(The problem) Retype the records that come next, word for word.

+++

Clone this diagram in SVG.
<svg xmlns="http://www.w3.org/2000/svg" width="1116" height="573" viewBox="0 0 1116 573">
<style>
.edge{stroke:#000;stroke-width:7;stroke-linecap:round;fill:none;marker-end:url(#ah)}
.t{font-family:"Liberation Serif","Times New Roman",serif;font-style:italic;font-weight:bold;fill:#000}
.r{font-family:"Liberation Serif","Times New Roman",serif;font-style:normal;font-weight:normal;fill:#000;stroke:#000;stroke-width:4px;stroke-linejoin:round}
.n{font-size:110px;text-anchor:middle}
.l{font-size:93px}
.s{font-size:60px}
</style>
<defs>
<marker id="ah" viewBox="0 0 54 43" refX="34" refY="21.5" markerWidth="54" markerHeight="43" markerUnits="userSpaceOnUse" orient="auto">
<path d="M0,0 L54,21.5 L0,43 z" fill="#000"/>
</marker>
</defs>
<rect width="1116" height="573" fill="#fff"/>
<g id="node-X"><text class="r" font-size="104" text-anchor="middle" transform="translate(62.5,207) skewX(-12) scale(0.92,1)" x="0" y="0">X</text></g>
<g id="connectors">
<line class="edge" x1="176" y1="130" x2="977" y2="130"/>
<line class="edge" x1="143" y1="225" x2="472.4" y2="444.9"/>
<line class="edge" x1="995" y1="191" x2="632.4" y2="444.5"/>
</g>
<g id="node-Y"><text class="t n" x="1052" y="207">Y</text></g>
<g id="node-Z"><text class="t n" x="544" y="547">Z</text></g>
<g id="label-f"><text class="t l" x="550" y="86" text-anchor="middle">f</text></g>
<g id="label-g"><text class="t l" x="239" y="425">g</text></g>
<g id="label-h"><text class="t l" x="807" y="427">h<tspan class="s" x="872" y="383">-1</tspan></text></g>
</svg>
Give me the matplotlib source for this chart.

+++

(Expected output)
Clone this diagram in SVG.
<svg xmlns="http://www.w3.org/2000/svg" width="1116" height="573" viewBox="0 0 1116 573">
<style>
.edge{stroke:#000;stroke-width:7;stroke-linecap:round;fill:none;marker-end:url(#ah)}
.t{font-family:"Liberation Serif","Times New Roman",serif;font-style:italic;font-weight:bold;fill:#000}
.r{font-family:"Liberation Serif","Times New Roman",serif;font-style:normal;font-weight:normal;fill:#000;stroke:#000;stroke-width:4px;stroke-linejoin:round}
.n{font-size:110px;text-anchor:middle}
.l{font-size:93px}
.s{font-size:60px}
</style>
<defs>
<marker id="ah" viewBox="0 0 54 43" refX="34" refY="21.5" markerWidth="54" markerHeight="43" markerUnits="userSpaceOnUse" orient="auto">
<path d="M0,0 L54,21.5 L0,43 z" fill="#000"/>
</marker>
</defs>
<rect width="1116" height="573" fill="#fff"/>
<g id="node-X"><text class="r" font-size="104" text-anchor="middle" transform="translate(62.5,207) skewX(-12) scale(0.92,1)" x="0" y="0">X</text></g>
<g id="connectors">
<line class="edge" x1="176" y1="130" x2="977" y2="130"/>
<line class="edge" x1="143" y1="225" x2="472.4" y2="444.9"/>
<line class="edge" x1="995" y1="191" x2="632.4" y2="444.5"/>
</g>
<g id="node-Y"><text class="t n" x="1052" y="207">Y</text></g>
<g id="node-Z"><text class="t n" x="544" y="547">Z</text></g>
<g id="label-f"><text class="t l" x="550" y="86" text-anchor="middle">f</text></g>
<g id="label-g"><text class="t l" x="239" y="425">g</text></g>
<g id="label-h"><text class="t l" x="807" y="427">h<tspan class="s" x="872" y="383">-1</tspan></text></g>
</svg>
Give me the matplotlib source for this chart.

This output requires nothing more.